Als derde maatregel denkt Van Gennip aan het creëren van nieuwe werkgelegenheid. Door de functie van Nederland als Gateway to Europe ontstaan nieuwe functies in de logistiek en het toerisme. Met name deze laatste sector groeit sterk en biedt uitgelezen kansen aan starters. "Denk ook aan, zoals ik het noem, de zilveren economie. De vergrijzing zorgt voor een enorme groei in de vraag naar persoonlijke dienstverlening zoals boodschappendiensten en zorgverlening. Zaken die zich goed lenen voor bijvoorbeeld een combinatie van innovatie en ICT."
Loonkosten: tijdelijk voordeel
Sommige regio's zullen werkgelegenheid verliezen als gevolg van vertrekkende maakindustrie, aldus Van Gennip. Regio's zullen daarom in sterkere mate moeten kiezen, zoals ze ook voorstelt in het beleidsprogramma "Pieken in de delta", waar het inzetten op kansen (te zien als regionale kerncompetenties en het opheffen van bijbehorende belemmeringen) de boventoon voert.

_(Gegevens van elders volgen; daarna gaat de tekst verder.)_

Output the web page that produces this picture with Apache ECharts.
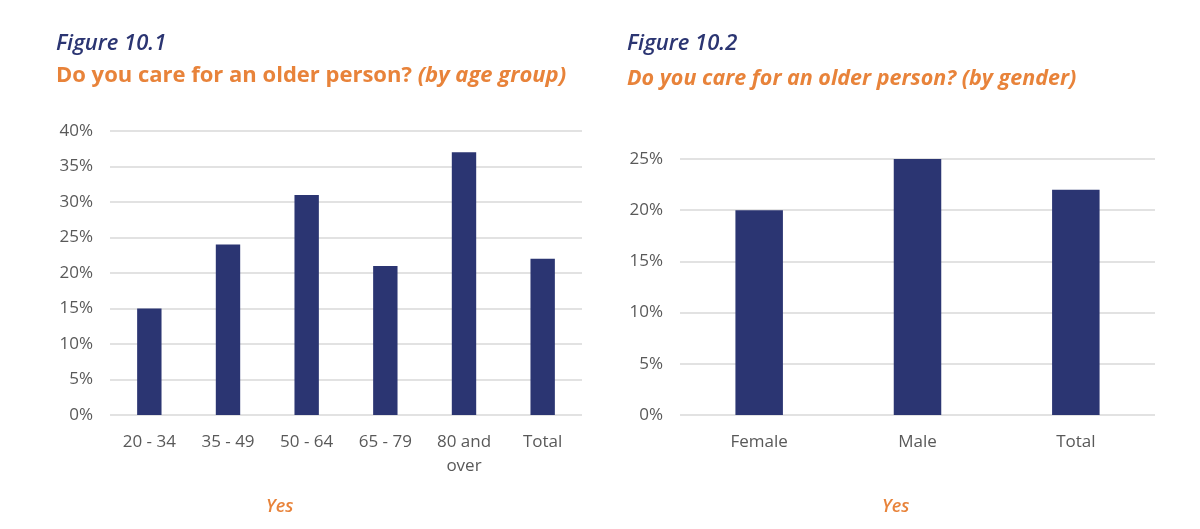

Wordt het vraagstuk van de Nederlandse regionale economische ontwikkeling met offshoring niet heel snel een Europees vraagstuk, doordat bedrijven processen verplaatsen naar landen als Polen? Van Gennip: "Wanneer je op zoek bent naar een lokale afzetmarkt, kan het goed zijn om te offshoren. Bijvoorbeeld wanneer je wilt leveren in China. Maar het kostenvoordeel van Poolse arbeidskrachten is binnenkort verdwenen - ook daar stijgen de lonen en bovendien spelen er ook andere zaken mee zoals regelgeving. Men kan zich afvragen waarom de lonen daar zo laag zijn. Europese milieu- en Arbo-wetgeving horen ook bij loonkosten. In Nederland is de druk op maatschappelijk verantwoord ondernemen groot. Zit men in Polen wel op goede stoelen?"